Time-series analysis

Introduction

A time-series is commonly described as a data set that captures observations over time.

Concepts

Peaks and troughs

Let’s start by creating a random walk.

import numpy as np
import pandas as pd

N = 10000
step_set = [-1, 0, 1]
origin = np.zeros((1, 1))
step_shape = (N, 1)
steps = np.random.choice(a=step_set, size=step_shape)
path = np.concatenate([origin, steps]).cumsum(0)
df = pd.DataFrame(path,
               columns =['y'])

from scipy.signal import find_peaks

subset = df.head(100)

peaks = find_peaks(subset["y"])
troughs = find_peaks(-subset["y"])
peaks
(array([ 9, 20, 30, 37, 48, 52, 64, 77, 79, 84, 92]), {})

Autocorrelation

Pandas provides an autocorrelation1 plot function.

pd.plotting.autocorrelation_plot(df["y"])
plt.show()

Differencing

Calculating the difference between $x_t$ and $x_{t-1}$.

stationary = df['y'].diff()

Tools

In here we’ll look at some tools (mostly for Python) which allow for time-series analysis.

Data

import pandas as pd

df = pd.read_csv("../../data/streamad/uniDS.csv")

Tsfresh

Tsfresh2 (Time Series Feature Extraction Based on Scalable Hypothesis Tests) is a Python package that automatically calculates and extracts several time series features for classification and regression. Typically used for feature engineering.

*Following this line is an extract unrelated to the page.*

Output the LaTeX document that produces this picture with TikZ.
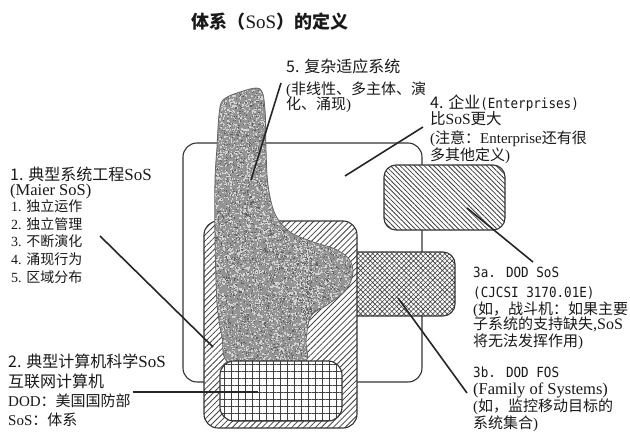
\documentclass[tikz,border=0pt]{standalone}
\usepackage{fontspec}
\setmainfont{Liberation Serif}
\newfontfamily\cjk{Noto Sans CJK SC}
\newfontfamily\monof[FakeStretch=0.9]{DejaVu Sans Mono}
\usetikzlibrary{patterns.meta}
\newcommand{\fs}[1]{\fontsize{#1}{#1}\selectfont}
\tikzset{
  box/.style={draw=black!80, line width=1.1pt},
  conn/.style={draw=black!85, line width=1.6pt},
  txt/.style={anchor=base west, inner sep=0pt, text=black!90},
  t16/.style={txt, font=\fs{16}},
  t15/.style={txt, font=\fs{15}},
  t14/.style={txt, font=\fs{14}},
  tm/.style={txt, font=\monof\fs{14}},
  pcol/.style={pattern color=black!75},
}
\begin{document}
\begin{tikzpicture}[x=1pt,y=-1pt]
\useasboundingbox[fill=white] (0,0) rectangle (630,434);

% title
\node[anchor=center, inner sep=0pt, text=black!90] (title) at (270,22)
  {{\cjk\bfseries\fs{18}体系（}{\fs{19}SoS}{\cjk\bfseries\fs{18}）的定义}};

% 4. enterprise (large box)
\draw[box, fill=white, rounded corners=14pt] (183,143) rectangle (422,382);

% 3a DOD SoS
\draw[box, rounded corners=12pt, preaction={fill=white}, pcol,
  pattern={Lines[angle=-45,distance=3.4pt,line width=0.8pt]}] (384,165) rectangle (505,230);

% 3b DOD FOS
\draw[box, rounded corners=12pt, preaction={fill=white}, pcol,
  pattern={Hatch[angle=45,distance=3.4pt,line width=0.6pt]}] (340,252) rectangle (455,316);

% 1. SoS box
\draw[box, rounded corners=14pt, preaction={fill=white}, pcol,
  pattern={Lines[angle=45,distance=4.2pt,line width=0.8pt]}] (204,221) rectangle (357,428);

% 5. complex adaptive system blob
\def\blob{plot[smooth cycle, tension=0.55] coordinates {
  (223,100) (240,92) (260,89) (265,110) (266,150) (268,185) (275,214)
  (290,232) (313,242) (335,249) (349,259) (353,273) (346,290) (327,305)
  (311,316) (306,340) (305,362) (268,366) (228,362) (222,337) (217,303)
  (215,237) (215,180) (217,147) (219,115)}}
\begin{scope}
  \clip \blob;
  \fill[black!42] (205,80) rectangle (360,372);
  \pgfmathsetseed{11}
  \begin{scope}[fill=black!17]
    \foreach \i in {1,...,4600} {\fill ({212+100*rnd},{86+280*rnd}) rectangle +(1.3,1.3);}
    \foreach \i in {1,...,900} {\fill ({300+56*rnd},{226+96*rnd}) rectangle +(1.3,1.3);}
  \end{scope}
  \begin{scope}[fill=black!62]
    \foreach \i in {1,...,2200} {\fill ({212+100*rnd},{86+280*rnd}) rectangle +(1.1,1.1);}
    \foreach \i in {1,...,420} {\fill ({300+56*rnd},{226+96*rnd}) rectangle +(1.1,1.1);}
  \end{scope}
\end{scope}
\draw[draw=black!60, line width=0.8pt] \blob;

% 2. internet box
\draw[box, rounded corners=14pt, preaction={fill=white}, pcol,
  pattern={Hatch[angle=0,distance=7pt,line width=0.6pt]}] (220,361) rectangle (342,421);

% connector end points
\coordinate (c1s) at (100,236); \coordinate (c1e) at (213,347);
\coordinate (c2s) at (133,392); \coordinate (c2e) at (258,392);
\coordinate (c4s) at (423,127); \coordinate (c4e) at (345,176);
\coordinate (c5s) at (281,83);  \coordinate (c5e) at (251,180);
\coordinate (c3as) at (533,262); \coordinate (c3ae) at (467,208);
\coordinate (c3bs) at (467,393); \coordinate (c3be) at (398,298);
\draw[conn] (c1s) -- (c1e);
\draw[conn] (c2s) -- (c2e);
\draw[conn] (c4s) -- (c4e);
\draw[conn] (c5s) -- (c5e);
\draw[conn] (c3as) -- (c3ae);
\draw[conn] (c3bs) -- (c3be);

% block 1
\node[t16] (b1a) at (10,180) {{\cjk 1. 典型系统工程}{\fs{17}SoS}};
\node[txt, font=\fs{16.5}] (b1b) at (10,195) {(Maier SoS)};
\node[t14] (b1c) at (11,211) {1. {\cjk 独立运作}};
\node[t14] (b1d) at (11,229) {2. {\cjk 独立管理}};
\node[t14] (b1e) at (11,246) {3. {\cjk 不断演化}};
\node[t14] (b1f) at (11,264) {4. {\cjk 涌现行为}};
\node[t14] (b1g) at (11,282) {5. {\cjk 区域分布}};

% block 2
\node[t16] (b2a) at (8,367) {{\cjk 2. 典型计算机科学}{\fs{17}SoS}};
\node[t16] (b2b) at (8,387) {{\cjk 互联网计算机}};
\node[t15] (b2c) at (8,406) {DOD{\cjk ：美国国防部}};
\node[t15] (b2d) at (8,425) {SoS{\cjk ：体系}};

% block 5
\node[t16] (b5a) at (286,72) {{\cjk 5. 复杂适应系统}};
\node[t15] (b5b) at (286,94) {({\cjk 非线性、多主体、演}};
\node[t15] (b5c) at (286,109) {{\cjk 化、涌现})};

% block 4
\node[t16] (b4a) at (430,108) {{\cjk 4. 企业}{\monof\fs{14}(Enterprises)}};
\node[txt, font=\fs{15.5}] (b4b) at (430,124) {{\cjk 比}SoS{\cjk 更大}};
\node[t15] (b4c) at (430,143) {({\cjk 注意：}Enterprise{\cjk 还有很}};
\node[t15] (b4d) at (430,160) {{\cjk 多其他定义})};

% block 3a
\node[tm] (b3a1) at (473,277) {3a. DOD SoS};
\node[tm] (b3a2) at (473,297) {(CJCSI 3170.01E)};
\node[t15] (b3a3) at (473,314) {({\cjk 如，战斗机：如果主要}};
\node[t15] (b3a4) at (473,329) {{\cjk 子系统的支持缺失}{\fs{16},SoS}};
\node[t15] (b3a5) at (473,346) {{\cjk 将无法发挥作用})};

% block 3b
\node[tm] (b3b1) at (473,377) {3b. DOD FOS};
\node[txt, font=\fs{16.5}] (b3b2) at (473,394) {(Family of Systems)};
\node[t15] (b3b3) at (473,411) {({\cjk 如，监控移动目标的}};
\node[t15] (b3b4) at (473,428) {{\cjk 系统集合})};
\end{tikzpicture}
\end{document}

from tsfresh import extract_features, extract_relevant_features, select_features
from tsfresh.utilities.dataframe_functions import impute, make_forecasting_frame
from tsfresh.feature_extraction import ComprehensiveFCParameters, settings
data = df['timestamp','value']()
df_pass, y_air = make_forecasting_frame(data.value, 
                                        kind="value", 
                                        max_timeshift=100, 
                                        rolling_direction=1)
Rolling: 100%|██████████| 30/30 [00:05<00:00,  5.17it/s]